La cajera sumó el importe de las compras en la caja registradora, lo metió todo en una bolsa, cobró y le devolvió el cambio.

—Muchas gracias —dijo Tizzie.

—Gracias a usted —respondió la muchacha con una sonrisa.

Cuando se volvía, dispuesta a salir, miró fortuitamente hacia la ventana que daba a la calle, donde el sol caía de plano y se reflejaba en las ventanillas de un par de coches. Y de pronto vio algo o, mejor dicho, a alguien, y se quedó petrificada. Ahogó una exclamación. ¿Sería posible? ¿Estarían engañándola sus ojos? Y es que al otro lado de la calle, mirando a uno y otro lado como si se dispusiera a cruzar, había un hombre fornido y con un mechón blanco en el cabello.

Ella nunca lo había visto antes, pero había oído su descripción de labios de Skyler y de Jude. ¿Podía tratarse de una coincidencia?

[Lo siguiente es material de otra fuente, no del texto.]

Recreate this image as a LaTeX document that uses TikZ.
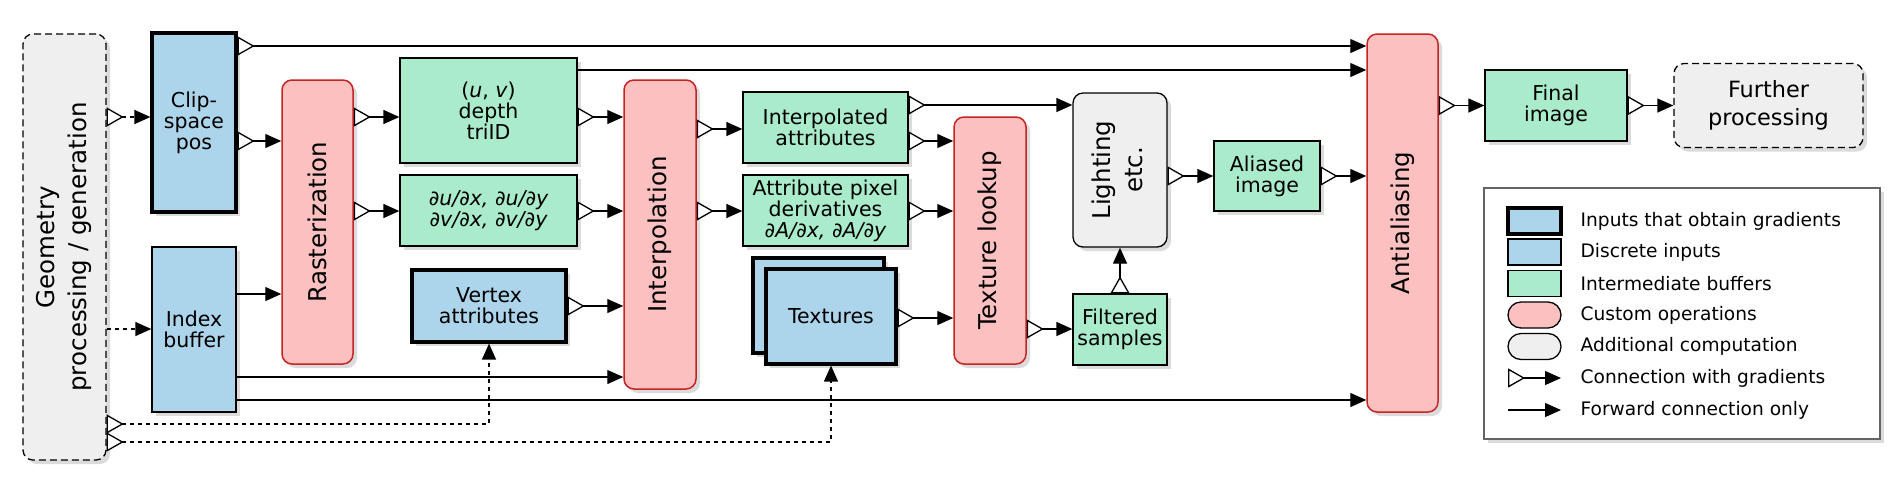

Tenía el palpito de que no. Y cuanto más miraba al hombre, más convencida estaba de que éste era uno de los ordenanzas.

Dejó caer su bolsa al suelo y, sin hacer caso del sorprendido «¡Eh, oiga!» de la cajera, salió corriendo al pasillo. Siempre a la carrera, dejó atrás la zona de recepción y las oficinas de la planta baja y, por una escalera lateral, subió hasta el tercer piso y abrió de golpe la puerta. Miró rápidamente a ambos lados y echó a correr pasillo abajo en dirección a la habitación de Skyler. Cuando entró, el joven se estaba quedando adormilado.

Tizzie lo sacudió casi con violencia.

—¡Levanta! ¡Aprisa! ¡Tenemos que irnos!

Él la miró sobresaltado y sin entender.

—¡Vamos, de prisa! He visto a uno de esos hombres en la calle. A un ordenanza. ¡Seguro que te anda buscando!